There is nothing wrong with movies that recycle an old story, but you hope there is some fresh take on it, and Waitress is a very on-the-nose retelling. I think I saw a better version of this one as early as 1974 (Scorsese, Alice Doesn't Live Here Anymore).

What passes for Waitress's "fresh take" on the oft-told story is a sort of Pecker-meets-Chocolat thing. Shelley tries to mingle a John Waters visual sensibility -- but only his camp 1950ish production values, without the edge or the shock -- with a foodie magical-realism schtick. But as much as I liked the cleverness of Jenna's running ruminations on new pie creations that tracked her moods and life events, that really didn't rise to the level of new insight into the old feminist morality tale.

The movie would have been unwatchably tedious -- as it is, I looked at my watch about 5 times, starting at 40 minutes in -- but for three things:
1) the satisfaction of seeing that ultra-creepy actor Jeremy Sisto ("Six Feet Under") is still being typecast as ultra-creeps;


Jeremy Sisto-4 u101a[1]
Sisto, left. Don't you like him for the biopic of Cat Stevens (right)?

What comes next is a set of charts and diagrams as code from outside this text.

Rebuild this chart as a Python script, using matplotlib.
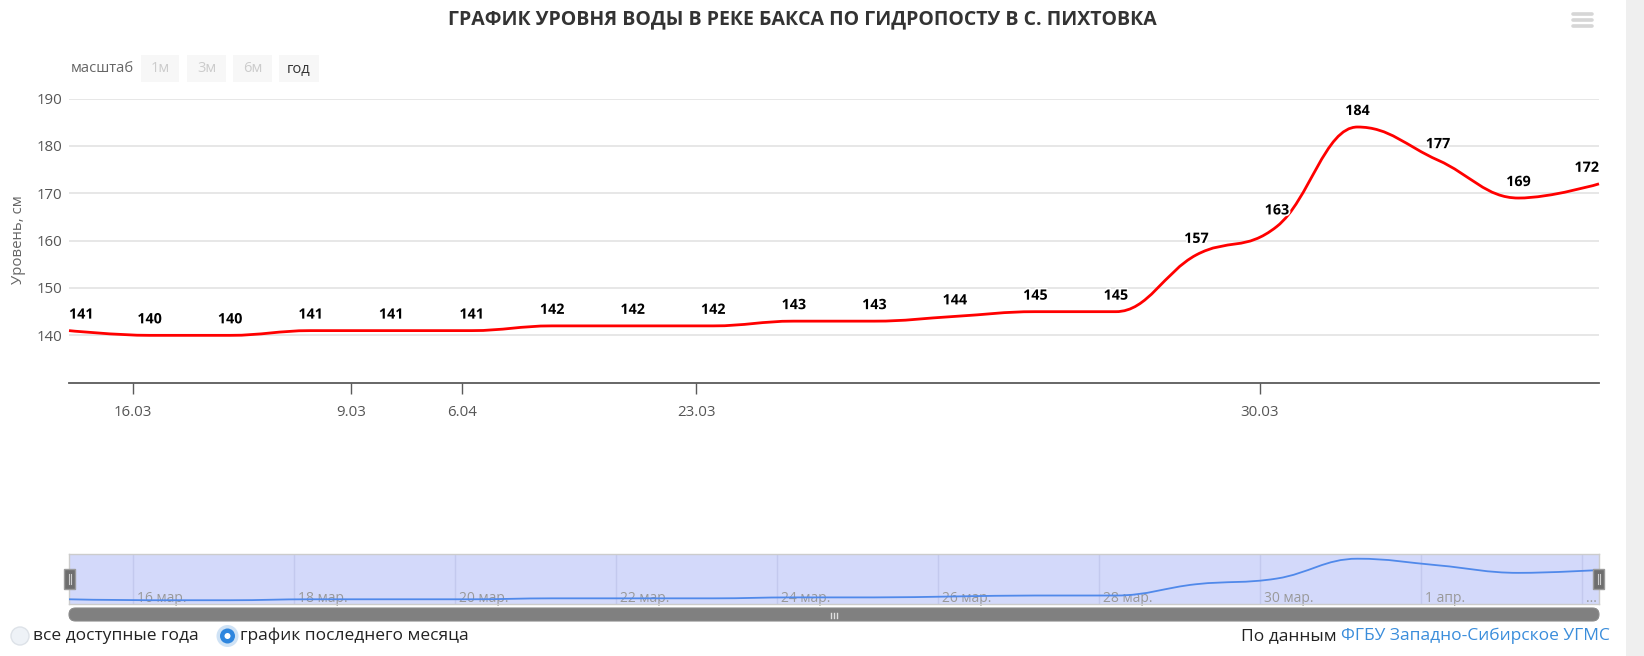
import matplotlib
matplotlib.use("Agg")
import matplotlib.pyplot as plt
import matplotlib.patheffects as pe
from matplotlib.path import Path
from matplotlib.patches import PathPatch, Rectangle, FancyBboxPatch, Circle

plt.rcParams['font.family'] = ['Open Sans', 'DejaVu Sans']

# water level, cm (one reading per day)
levels = [141, 140, 140, 141, 141, 141, 142, 142, 142, 143,
          143, 144, 145, 145, 157, 163, 184, 177, 169, 172]
days = list(range(len(levels)))

# main x axis labels (as shown by the site) and their positions in days
main_tick_pos = [0.79, 3.5, 4.88, 7.79, 14.79]
main_tick_labels = ['16.03', '9.03', '6.04', '23.03', '30.03']

# navigator labels
nav_tick_pos = [0.79, 2.79, 4.79, 6.79, 8.79, 10.79, 12.79, 14.79, 16.79, 18.79]
nav_tick_labels = ['16 мар.', '18 мар.', '20 мар.', '22 мар.', '24 мар.',
                   '26 мар.', '28 мар.', '30 мар.', '1 апр.', '...']

y_ticks = [140, 150, 160, 170, 180, 190]

W, H = 1644, 656


def spline_path(xs, ys, smoothing=1.5):
    # same control points as a highcharts "spline" series
    n = len(xs)
    denom = smoothing + 1
    ctrl = []
    for i in range(n):
        px, py = xs[i], ys[i]
        if 0 < i < n - 1:
            lx, ly = xs[i - 1], ys[i - 1]
            nx, ny = xs[i + 1], ys[i + 1]
            lcx = (smoothing * px + lx) / denom
            lcy = (smoothing * py + ly) / denom
            rcx = (smoothing * px + nx) / denom
            rcy = (smoothing * py + ny) / denom
            if rcx != lcx:
                corr = (rcy - lcy) * (rcx - px) / (rcx - lcx) + py - rcy
                lcy += corr
                rcy += corr
            if lcy > ly and lcy > py:
                lcy = max(ly, py)
                rcy = 2 * py - lcy
            elif lcy < ly and lcy < py:
                lcy = min(ly, py)
                rcy = 2 * py - lcy
            if rcy > ny and rcy > py:
                rcy = max(ny, py)
                lcy = 2 * py - rcy
            elif rcy < ny and rcy < py:
                rcy = min(ny, py)
                lcy = 2 * py - rcy
            ctrl.append(((lcx, lcy), (rcx, rcy)))
        else:
            ctrl.append(((px, py), (px, py)))
    verts = [(xs[0], ys[0])]
    codes = [Path.MOVETO]
    for i in range(1, n):
        verts += [ctrl[i - 1][1], ctrl[i][0], (xs[i], ys[i])]
        codes += [Path.CURVE4] * 3
    return Path(verts, codes)


def fx(px):
    return px / W


def fy(py):
    return 1 - py / H


fig = plt.figure(figsize=(W / 100, H / 100), dpi=100)

# ---- main chart ----
ax = fig.add_axes([fx(69), fy(382.7), fx(1599) - fx(69), fy(98.6) - fy(382.7)])
ax.set_xlim(0, len(levels) - 1)
ax.set_ylim(130, 190)
for s in ['top', 'right', 'left']:
    ax.spines[s].set_visible(False)
ax.spines['bottom'].set_color('#5a5a5a')
ax.spines['bottom'].set_linewidth(1.3)
ax.set_yticks(y_ticks)
ax.tick_params(axis='y', length=0, pad=5, labelsize=10.8, labelcolor='#555555')
ax.set_xticks(main_tick_pos)
ax.set_xticklabels(main_tick_labels)
ax.tick_params(axis='x', length=8, width=1, color='#5a5a5a', pad=8,
               labelsize=10.8, labelcolor='#555555')
ax.grid(axis='y', color='#e3e3e3', lw=1.2)
ax.set_axisbelow(True)
fig.text(fx(19), fy(240), 'Уровень, см', rotation=90, ha='center', va='center',
         fontsize=10.8, color='#666666')

ax.add_patch(PathPatch(spline_path(days, levels), fill=False, ec='#ff0000',
                       lw=2.0, clip_on=False, zorder=3))

last = len(levels) - 1
for d, v in zip(days, levels):
    ha = 'center'
    if d == 0:
        ha = 'left'
    elif d == last:
        ha = 'right'
    ax.annotate(str(v), (d, v), xytext=(0, 16), textcoords='offset pixels',
                ha=ha, va='center', fontsize=10.3, fontweight='bold', color='black',
                path_effects=[pe.withStroke(linewidth=2.5, foreground='white')],
                zorder=4, annotation_clip=False)

fig.text(fx(802), fy(19.5), 'ГРАФИК УРОВНЯ ВОДЫ В РЕКЕ БАКСА ПО ГИДРОПОСТУ В С. ПИХТОВКА',
         ha='center', va='center', fontsize=14, fontweight='bold', color='#333333')

# ---- navigator ----
nav = fig.add_axes([fx(69), fy(604), fx(1599) - fx(69), fy(554) - fy(604)])
nav.set_xlim(0, len(levels) - 1)
nav.set_ylim(136, 189)
nav.set_facecolor('#d3d9fa')
for s in nav.spines.values():
    s.set_color('#cccccc')
    s.set_linewidth(1)
nav.set_xticks([])
nav.set_yticks([])
for p, lab in zip(nav_tick_pos, nav_tick_labels):
    nav.axvline(p, color='#c3c9ee', lw=1, zorder=1)
    nav.annotate(lab, (p, 0), xycoords=('data', 'axes fraction'), xytext=(4, 6),
                 textcoords='offset pixels', ha='left', va='center',
                 fontsize=10, color='#999999', zorder=2)
nav.add_patch(PathPatch(spline_path(days, levels), fill=False, ec='#5089ea',
                        lw=1.3, zorder=3))

# ---- overlay: buttons, handles, scrollbar, radios ----
ov = fig.add_axes([0, 0, 1, 1], zorder=5)
ov.set_xlim(0, W)
ov.set_ylim(H, 0)
ov.axis('off')
ov.patch.set_alpha(0)

ov.text(71, 69, 'масштаб', ha='left', va='center', fontsize=10.6, color='#666666')
buttons = [('1м', 141, 179, '#cccccc'), ('3м', 187, 226, '#cccccc'),
           ('6м', 233, 272, '#cccccc'), ('год', 279, 319, '#333333')]
for lab, x0, x1, col in buttons:
    ov.add_patch(Rectangle((x0, 55), x1 - x0, 27, fc='#f7f7f7', ec='none'))
    ov.text((x0 + x1) / 2, 69, lab, ha='center', va='center', fontsize=10.6, color=col)

# hamburger menu
for yy in (14, 20, 26):
    ov.plot([1573, 1592], [yy, yy], color='#d6d6d6', lw=2.6, solid_capstyle='round')

# page scrollbar strip on the right
ov.add_patch(Rectangle((1626, 0), W - 1626, H, fc='#efefef', ec='none'))

# scrollbar
ov.add_patch(FancyBboxPatch((69, 608), 1530, 13, boxstyle='round,pad=0,rounding_size=6.5',
                            fc='#808080', ec='#8a8a8a', lw=0.8))
for gx in (831, 834, 837):
    ov.plot([gx, gx], [613, 617.5], color='#e0e0e0', lw=1)

# navigator handles
for hx in (64, 1593):
    ov.add_patch(Rectangle((hx, 569), 11, 20, fc='#6e6e6e', ec='#9a9a9a', lw=1))
    ov.plot([hx + 4.5, hx + 4.5], [574, 584], color='#cfcfcf', lw=0.8)
    ov.plot([hx + 6.5, hx + 6.5], [574, 584], color='#cfcfcf', lw=0.8)

# radio buttons
ov.add_patch(Circle((20, 636), 9, fc='#eef2f7', ec='#dde2e8', lw=1))
ov.text(33, 636, 'все доступные года', ha='left', va='center', fontsize=12.5, color='#222222')
ov.add_patch(Circle((227.5, 636), 11, fc='#cfe2f5', ec='none'))
ov.add_patch(Circle((227.5, 636), 7.5, fc='#2f86de', ec='none'))
ov.add_patch(Circle((227.5, 636), 3, fc='white', ec='none'))
ov.text(240, 636, 'график последнего месяца', ha='left', va='center', fontsize=12.5,
        color='#222222')

src = ov.text(1610, 636, 'ФГБУ Западно-Сибирское УГМС', ha='right', va='center',
              fontsize=12.5, color='#3a8ddb')
fig.canvas.draw()
bb = src.get_window_extent()
ov.text(bb.x0 - 5, 636, 'По данным', ha='right', va='center', fontsize=12.5,
        color='#222222')

fig.savefig('out.png', dpi=100)
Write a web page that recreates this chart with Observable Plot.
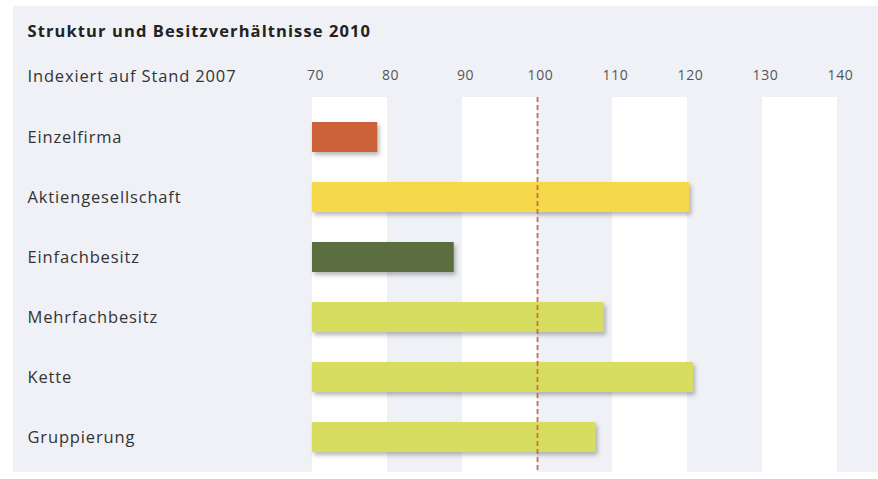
<!DOCTYPE html>
<html><head><meta charset="utf-8">
<script src="https://cdn.jsdelivr.net/npm/d3@7"></script>
<script src="https://cdn.jsdelivr.net/npm/@observablehq/plot@0.6"></script>
<style>
body{margin:0;background:#fff;}
#chart{position:absolute;left:13px;top:6px;}
</style></head><body><div id="chart"></div>
<script>
const categories = ["Einzelfirma","Aktiengesellschaft","Einfachbesitz","Mehrfachbesitz","Kette","Gruppierung"];
const values = [78.7, 120.3, 88.9, 108.9, 120.8, 107.8];
const colorGroups = ["Einzelfirma","Aktiengesellschaft","Einfachbesitz","Besitz","Besitz","Besitz"];
const tickValues = [70,80,90,100,110,120,130,140];
const whiteBandStarts = [70,90,110,130];
const baseline = 70;
const reference = 100;
const titleText = "Struktur und Besitzverhältnisse 2010";
const subtitleText = "Indexiert auf Stand 2007";

const data = categories.map((c,i)=>({category:c, value:values[i], group:colorGroups[i]}));
const font = "'Open Sans', sans-serif";

const chart = Plot.plot({
  width: 865, height: 466,
  marginLeft: 299, marginRight: 41, marginTop: 91, marginBottom: 0,
  style: {background: "#eff1f6", fontFamily: font},
  x: {domain: [70, 140], axis: null},
  y: {domain: categories, padding: 0.5, paddingOuter: 0.36, align: 0.55, axis: null},
  color: {domain: ["Einzelfirma","Aktiengesellschaft","Einfachbesitz","Besitz"], range: ["#cc6237","#f6d94b","#5b6e3f","#d7de5f"]},
  marks: [
    Plot.rect(whiteBandStarts, {x1: d=>d, x2: d=>d+10, fill: "white"}),
    Plot.barX(data, {y: "category", x1: () => baseline, x2: "value", fill: "group", className: "bars"}),
    Plot.ruleX([reference], {stroke: "#c96e42", strokeWidth: 1.8, strokeDasharray: "5,3"}),
    Plot.axisX({anchor: "top", ticks: tickValues, tickSize: 0, tickPadding: 18, dx: 3, fontSize: 14, fill: "#555", label: null, className: "xticks"}),
    Plot.axisY({anchor: "left", tickSize: 0, tickPadding: 0, textAnchor: "start", dx: -285, fontSize: 16.5, fill: "#333", label: null, className: "spaced"}),
    Plot.text([titleText], {frameAnchor: "top-left", dx: -285, dy: -72, text: d=>d, textAnchor: "start", fontSize: 16.5, fontWeight: "bold", fill: "#222", className: "titletext"}),
    Plot.text([subtitleText], {frameAnchor: "top-left", dx: -285, dy: -27, text: d=>d, textAnchor: "start", fontSize: 16.5, fill: "#333", className: "spaced"})
  ]
});
d3.select(chart).selectAll("g.bars rect, g[class*=bars] rect").style("filter", "drop-shadow(2px 3px 2px rgba(0,0,0,0.28))");
d3.select(chart).selectAll("g[class*=spaced] text").style("letter-spacing", "0.85px");
d3.select(chart).selectAll("g[class*=titletext] text").style("letter-spacing", "1.1px");
d3.select(chart).selectAll("g[class*=xticks] text").style("letter-spacing", "0.6px");
document.getElementById("chart").appendChild(chart);
</script></body></html>
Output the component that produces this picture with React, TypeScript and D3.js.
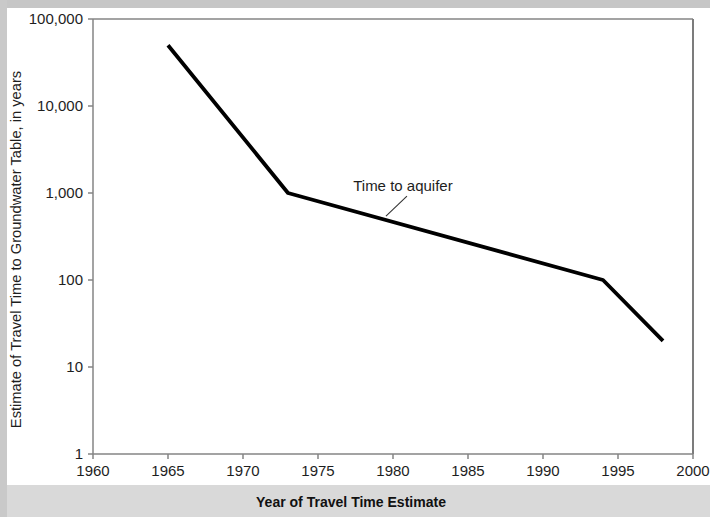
import React from "react";
import * as d3 from "d3";

const years = [1965, 1973, 1994, 1998];
const travelTime = [50000, 1000, 100, 20];
const xTicks = [1960, 1965, 1970, 1975, 1980, 1985, 1990, 1995, 2000];
const yTicks = [1, 10, 100, 1000, 10000, 100000];
const yTickLabels = ["1", "10", "100", "1,000", "10,000", "100,000"];
const annotationText = "Time to aquifer";
const annotationYear = 1979.53;
const xTitle = "Year of Travel Time Estimate";
const yTitle = "Estimate of Travel Time to Groundwater Table, in years";

const W = 710;
const H = 517;
const FONT = "'Liberation Sans', Arial, Helvetica, sans-serif";

export default function App() {
  const x = d3.scaleLinear().domain([1960, 2000]).range([93, 693]);
  const y = d3.scaleLog().domain([1, 100000]).range([454, 19]);

  const data = years.map((yr, i) => ({ yr, v: travelTime[i] }));
  const line = d3
    .line<{ yr: number; v: number }>()
    .x((d) => x(d.yr))
    .y((d) => y(d.v));

  // anchor on the line (log interpolation between neighbouring points)
  const i1 = d3.bisectRight(years, annotationYear);
  const t = (annotationYear - years[i1 - 1]) / (years[i1] - years[i1 - 1]);
  const logV = d3.interpolateNumber(Math.log10(travelTime[i1 - 1]), Math.log10(travelTime[i1]))(t);
  const ax = x(annotationYear);
  const ay = y(Math.pow(10, logV));

  const axisColor = "#858585";
  const textColor = "#1e1e1e";

  return (
    <svg
      width={W}
      height={H}
      style={{ position: "absolute", left: 0, top: 0, display: "block" }}
    >
      {/* backgrounds */}
      <rect x={0} y={0} width={W} height={H} fill="#d9d9d9" />
      <rect x={0} y={0} width={W} height={8} fill="#c6c6c6" />
      <rect x={0} y={0} width={7} height={H} fill="#c9c9c9" />
      <rect x={7} y={8} width={W - 7} height={477} fill="#ffffff" />

      {/* frame */}
      <line x1={x(1960)} x2={x(2000)} y1={y(100000)} y2={y(100000)} stroke={axisColor} strokeWidth={1.5} />
      <line x1={x(2000)} x2={x(2000)} y1={y(100000)} y2={y(1)} stroke="#7c7c7c" strokeWidth={2} />
      <line x1={x(1960)} x2={x(2000)} y1={y(1)} y2={y(1)} stroke={axisColor} strokeWidth={1.5} />
      <line x1={x(1960)} x2={x(1960)} y1={y(100000)} y2={y(1)} stroke={axisColor} strokeWidth={1.5} />

      {/* y ticks */}
      {yTicks.map((v, i) => (
        <g key={v}>
          <line x1={x(1960) - 5} x2={x(1960)} y1={y(v)} y2={y(v)} stroke={axisColor} strokeWidth={1.5} />
          <text
            x={x(1960) - 10}
            y={y(v)}
            dy="0.35em"
            textAnchor="end"
            fontFamily={FONT}
            fontSize={15}
            fill={textColor}
          >
            {yTickLabels[i]}
          </text>
        </g>
      ))}

      {/* x ticks */}
      {xTicks.map((yr) => (
        <g key={yr}>
          <line x1={x(yr)} x2={x(yr)} y1={y(1)} y2={y(1) + 5} stroke={axisColor} strokeWidth={1.5} />
          <text
            x={x(yr)}
            y={y(1) + 21.5}
            textAnchor="middle"
            fontFamily={FONT}
            fontSize={15}
            fill={textColor}
          >
            {yr}
          </text>
        </g>
      ))}

      {/* data line */}
      <path
        d={line(data) || ""}
        fill="none"
        stroke="#000"
        strokeWidth={3.8}
        strokeLinejoin="round"
        strokeLinecap="butt"
      />

      {/* annotation */}
      <line x1={ax} y1={ay - 4} x2={ax + 21} y2={ay - 24} stroke="#333" strokeWidth={1.1} />
      <text
        x={ax + 17}
        y={ay - 29.5}
        textAnchor="middle"
        fontFamily={FONT}
        fontSize={15}
        fill={textColor}
      >
        {annotationText}
      </text>

      {/* axis titles */}
      <text
        transform={`translate(21, ${(y(1) + y(100000)) / 2 + 13}) rotate(-90)`}
        textAnchor="middle"
        fontFamily={FONT}
        fontSize={14.7}
        fill={textColor}
      >
        {yTitle}
      </text>
      <text
        x={351}
        y={507}
        textAnchor="middle"
        fontFamily="'Liberation Sans Narrow', 'Arial Narrow', 'Liberation Sans', sans-serif"
        fontWeight="bold"
        fontSize={15}
        fill="#111"
        textLength={190}
        lengthAdjust="spacingAndGlyphs"
      >
        {xTitle}
      </text>
    </svg>
  );
}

2) seeing that ol' Andy ("Sheriff Taylor"/ "Matlock") Griffith is still alive and capable of playing an adorable geezer;

3) that director Shelley made the most of her greatest asset, giving us tons of closeups of too-beautiful-to-play-the-part actress Keri Russell.

Sorry, I just don't think the pies were that fresh.

Comments:
I haven't seen it yet but I think it got a lot of hype due to the fact that Adrienne Shelly was murdered before the film came out. And lots of people remember her fondly from Hal Hartley's early films.
 
My review's finally posted at Brevity.

I think Sisto would make an excellent Cat Stevens, but I'm wondering how Cheryl Hines would do in a supporting role as Carly Simon. Not quite a dead ringer for her, but they have one feature in common.